A transfer to Barcelona in 1997 would be the move of his career, as Rivaldo went on to become a talisman for the Blaugrana at the turn of the millennium. Just as Lionel Messi is the ‘great entertainer’ of the Camp Nou today, he was not the first. It was Rivaldo who first wowed the Catalonian fans week in week out.

Blessed with a deadly combination of a delicate and beautiful touch, but also the ability to absolutely hammer the ball towards goal, Rivaldo scored numerous incredible long range efforts in his career.

Perhaps the highlight of his Barca career came in June 2001, with Barcelona sat in fifth place on the last day of the season.
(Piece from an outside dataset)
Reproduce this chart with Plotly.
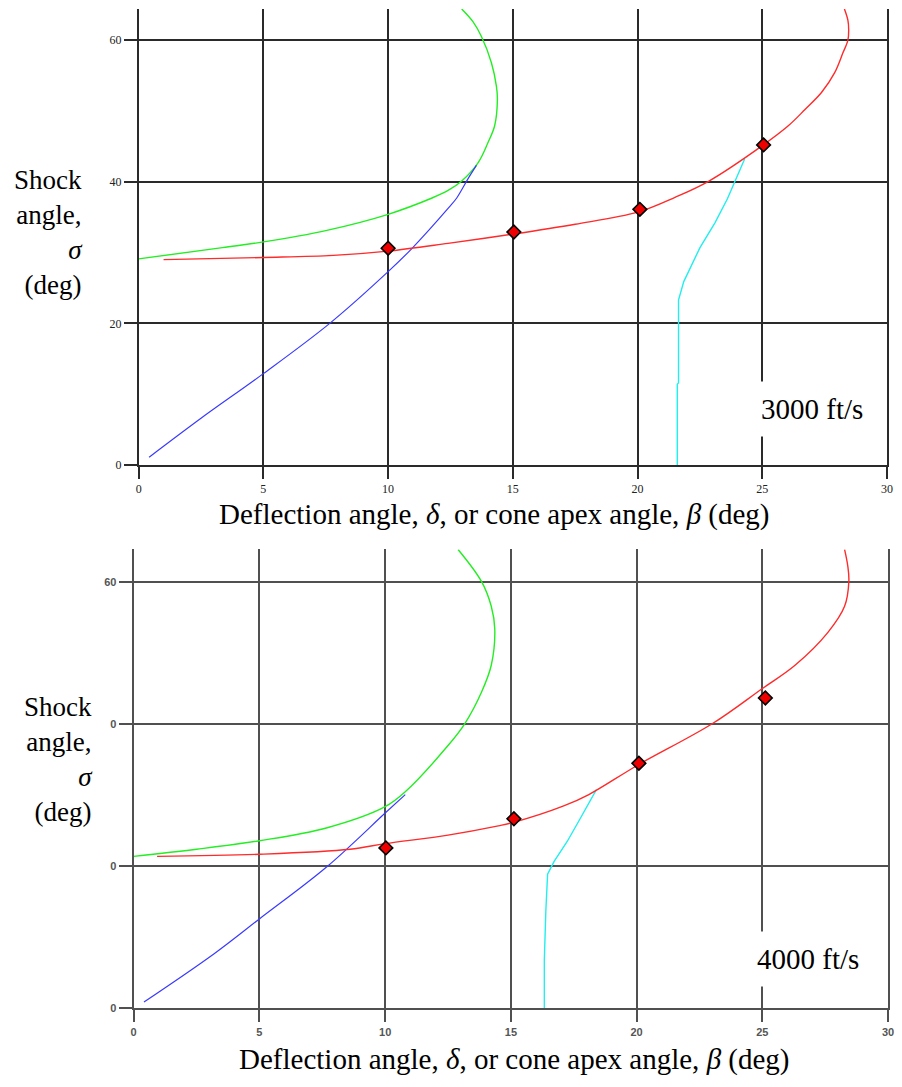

After a miserable campaign, Barca went through three managers, including Louis Van Gaal, who often played Rivaldo out of position whilst also managing to make a great team play terrible football. Somehow, Van Gaal went on to forge a successful managerial career, giving hope to all Sunday league managers out there.

Back on the pitch, Barcelona hosted Valencia, who sat one place and three points above them, occupying the last Champions League spot. Knowing what was at stake, Rivaldo wasted no time, scoring a sublime free kick off the inside of the post within four minutes.

His second was a goal by now synonymous with his style of play, feinting by Valencia players twice, before unleashing into the bottom left corner. He struck the ball so hard, he literally blew himself off his own feet, also taking Barcelona 2-1 up at half-time.

Rivaldo’s third would seal one of the best hat-tricks in recent football history. As Frank De Boer chipped the ball forward, Rivaldo chested and connected with a perfect overhead kick on the edge of the box, flying once again into the net. It was football narrative and a Brazilian talisman combining beautifully in the last minute of the last match of the season, securing Barcelona Champions League football for the next season.

Strangely, despite being exceptionally talented and prolific on an international level, Rivaldo was always the fall guy whenever Brazil lost a match. Perhaps this was partly down to his quiet personality and willingness to take the blame, but the criticism at one point almost led him to early retirement.

His ‘up and down’ Brazil career was epitomised at the 2002 World Cup. He was part of the ‘Three R’s’, along with Ronaldo and Ronaldinho, who led Brazil to victory in the tournament. Rivaldo himself scored five goals, second only to the phenomenon, Ronaldo.

However, one of the defining moments of his career came in the tournament in a match against Turkey, when waiting for the ball to take a corner, Turkish defender Hakan Ünsal kicked the ball over to Rivaldo. The ball hit his thigh, but in a moment of disgrace, he went down holding his face, with the Turkish defender being sent off. His last appearance for Brazil would be the year after in 2003, finishing with 35 goals in 74 games.

Rivaldo also left the Camp Nou that season after five years, scoring 136 goals in 253 games, an incredible tally considering he was never an out-and-out striker. Afterwards, he went on to become the definition of a journeyman, playing for a total of 14 teams in his career. His passion for the sport which gave him a life outside the favelas kept him going, until finally, one of La Liga’s great entertainers hung up his boots in 2015, aged 43.